Speaking during a panel discussion at the Pensions and Lifetime Savings Association’s investment conference Thursday in Edinburgh, Robert Waugh, chief investment officer of the £33 billion ($47 billion) Royal Bank of Scotland Group Pension Fund, Edinburgh, said: “Divestment, I think, is a complete waste of time,” since it simply moves capital around. Mr. Waugh said the best way of dealing with climate change risk is to engage, and encouraged wider participation in “Aiming for A,” a pension fund-led initiative to engage with companies on these issues.
Mr. Waugh added that, as an asset owner, the pension fund has a responsibility “to provide capital to areas that are helping” to alleviate climate change risk, such as renewable energy.

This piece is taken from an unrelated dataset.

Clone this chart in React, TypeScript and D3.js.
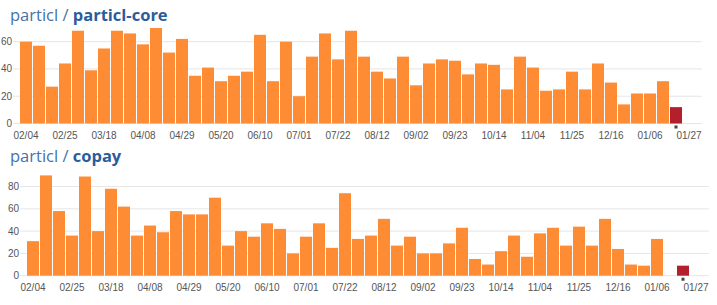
import React from "react";
import * as d3 from "d3";

const weeks = [
  "02/04", "02/11", "02/18", "02/25", "03/04", "03/11", "03/18", "03/25",
  "04/01", "04/08", "04/15", "04/22", "04/29", "05/06", "05/13", "05/20",
  "05/27", "06/03", "06/10", "06/17", "06/24", "07/01", "07/08", "07/15",
  "07/22", "07/29", "08/05", "08/12", "08/19", "08/26", "09/02", "09/09",
  "09/16", "09/23", "09/30", "10/07", "10/14", "10/21", "10/28", "11/04",
  "11/11", "11/18", "11/25", "12/02", "12/09", "12/16", "12/23", "12/30",
  "01/06", "01/13", "01/20", "01/27",
];

const tickLabels = [
  "02/04", "02/25", "03/18", "04/08", "04/29", "05/20", "06/10", "07/01",
  "07/22", "08/12", "09/02", "09/23", "10/14", "11/04", "11/25", "12/16",
  "01/06", "01/27",
];

const currentWeek = "01/20";

const coreValues = [
  60, 57, 27, 44, 68, 39, 55, 68, 66, 58, 70, 52, 62, 35, 41, 31, 35,
  38, 65, 31, 60, 20, 49, 66, 47, 68, 49, 38, 33, 49, 28, 44, 47, 46, 36,
  44, 43, 25, 49, 41, 24, 25, 38, 25, 44, 30, 14, 22, 22, 31, 12,
];
const coreTicks = [0, 20, 40, 60];

const copayValues = [
  31, 90, 58, 36, 89, 40, 78, 62, 36, 45, 39, 58, 55, 55, 70, 27, 40,
  35, 47, 42, 20, 35, 47, 25, 74, 33, 36, 51, 27, 35, 20, 20, 29, 43, 15,
  10, 22, 36, 17, 38, 43, 27, 44, 27, 51, 24, 10, 9, 33, 0, 9,
];
const copayTicks = [0, 20, 40, 60, 80];

const ORANGE = "#fd8c35";
const RED = "#b3202b";
const AXIS_FONT = "'Liberation Sans', Arial, sans-serif";

type ChartProps = {
  owner: string;
  repo: string;
  values: number[];
  ticks: number[];
  titleY: number;
  x0: number;
  yTop: number;
  yBase: number;
};

function Chart({ owner, repo, values, ticks, titleY, x0, yTop, yBase }: ChartProps) {
  const step = 13;
  const x = d3
    .scaleBand<string>()
    .domain(weeks)
    .range([x0, x0 + weeks.length * step - 1])
    .paddingInner(1 / step)
    .paddingOuter(0);
  const y = d3
    .scaleLinear()
    .domain([0, d3.max(values) as number])
    .range([yBase, yTop]);
  const gridEnd = x0 + 682;
  const bw = x.bandwidth();
  return (
    <g>
      <text x={10} y={titleY} fontFamily="'Open Sans', sans-serif" fontSize={16.5}>
        <tspan fill="#4672aa">{owner} / </tspan>
        <tspan fill="#2b5c9b" fontWeight="bold">{repo}</tspan>
      </text>
      {ticks.map((t) => (
        <g key={t}>
          <line x1={x0 - 7} x2={gridEnd} y1={y(t)} y2={y(t)} stroke="#e6e6e6" strokeWidth={1} />
          <text
            x={x0 - 8}
            y={y(t)}
            dy="0.35em"
            textAnchor="end"
            fontFamily={AXIS_FONT}
            fontSize={10}
            fill="#555"
          >
            {t}
          </text>
        </g>
      ))}
      {values.map((v, i) =>
        v > 0 ? (
          <rect
            key={weeks[i]}
            x={x(weeks[i])}
            y={y(v)}
            width={bw}
            height={yBase - y(v)}
            fill={weeks[i] === currentWeek ? RED : ORANGE}
          />
        ) : null
      )}
      <rect
        x={(x(currentWeek) as number) + bw / 2 - 1.5}
        y={yBase + 2}
        width={3}
        height={3}
        fill="#444"
      />
      {tickLabels.map((l) => (
        <text
          key={l}
          x={(x(l) as number) + bw / 2}
          y={yBase + 15.5}
          textAnchor="middle"
          fontFamily={AXIS_FONT}
          fontSize={10}
          fill="#555"
        >
          {l}
        </text>
      ))}
    </g>
  );
}

export default function App() {
  return (
    <svg
      width={717}
      height={305}
      style={{ position: "absolute", left: 0, top: 0, background: "#fff" }}
    >
      <Chart
        owner="particl"
        repo="particl-core"
        values={coreValues}
        ticks={coreTicks}
        titleY={20.5}
        x0={20}
        yTop={28}
        yBase={123.5}
      />
      <Chart
        owner="particl"
        repo="copay"
        values={copayValues}
        ticks={copayTicks}
        titleY={162}
        x0={27}
        yTop={175.4}
        yBase={275.7}
      />
    </svg>
  );
}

He highlighted wind farms as a “great investment for pension funds” due to returns, diversification and inflation-hedging potential; and said RBS executives are also looking at solar and waste energy.
Faith Ward, chief risk officer at the £2.7 billion Environment Agency Pension Fund, Bristol, England, said the pension fund takes a more “nuanced” approach to climate change than pure divestment, using a combination of decarbonization and engagement.
Mr. Waugh also highlighted the issue of sponsoring employer covenants, or the employer’s obligation and ability to support its pension fund. “I think the next crisis is different from the last crisis. I think when we do covenant analysis we now need to look beyond (the employer’s) balance sheet and the profit and loss of the companies that are our sponsors.” For the RBS fund, that means considering financial technology, and running scenarios of what the future shape of banking looks like, and what that means for the sponsor. Investment and funding strategies need to be worked out against those different scenario outcomes, he said. “What are the triggers you will put in place that will change your flight path (as you) move from one scenario to another,” Mr. Waugh added.
The panel also discussed the defined contribution market. Mark Fawcett, chief investment officer of the £772 million National Employment Savings Trust, London, referred to the need for a deferred annuity market. “It is getting the longevity insurance (that keeps me awake at night). We have had conversations with insurance companies, and there is very little appetite, if any, to write deferred annuities. We are thinking of other ways to deliver that later life protected income. Having that longevity insurance is really important,” Mr. Fawcett said, particularly given increased life expectancy and the removal last year of a requirement to purchase an annuity at 65. “I’m really hopeful that market will develop,” he added.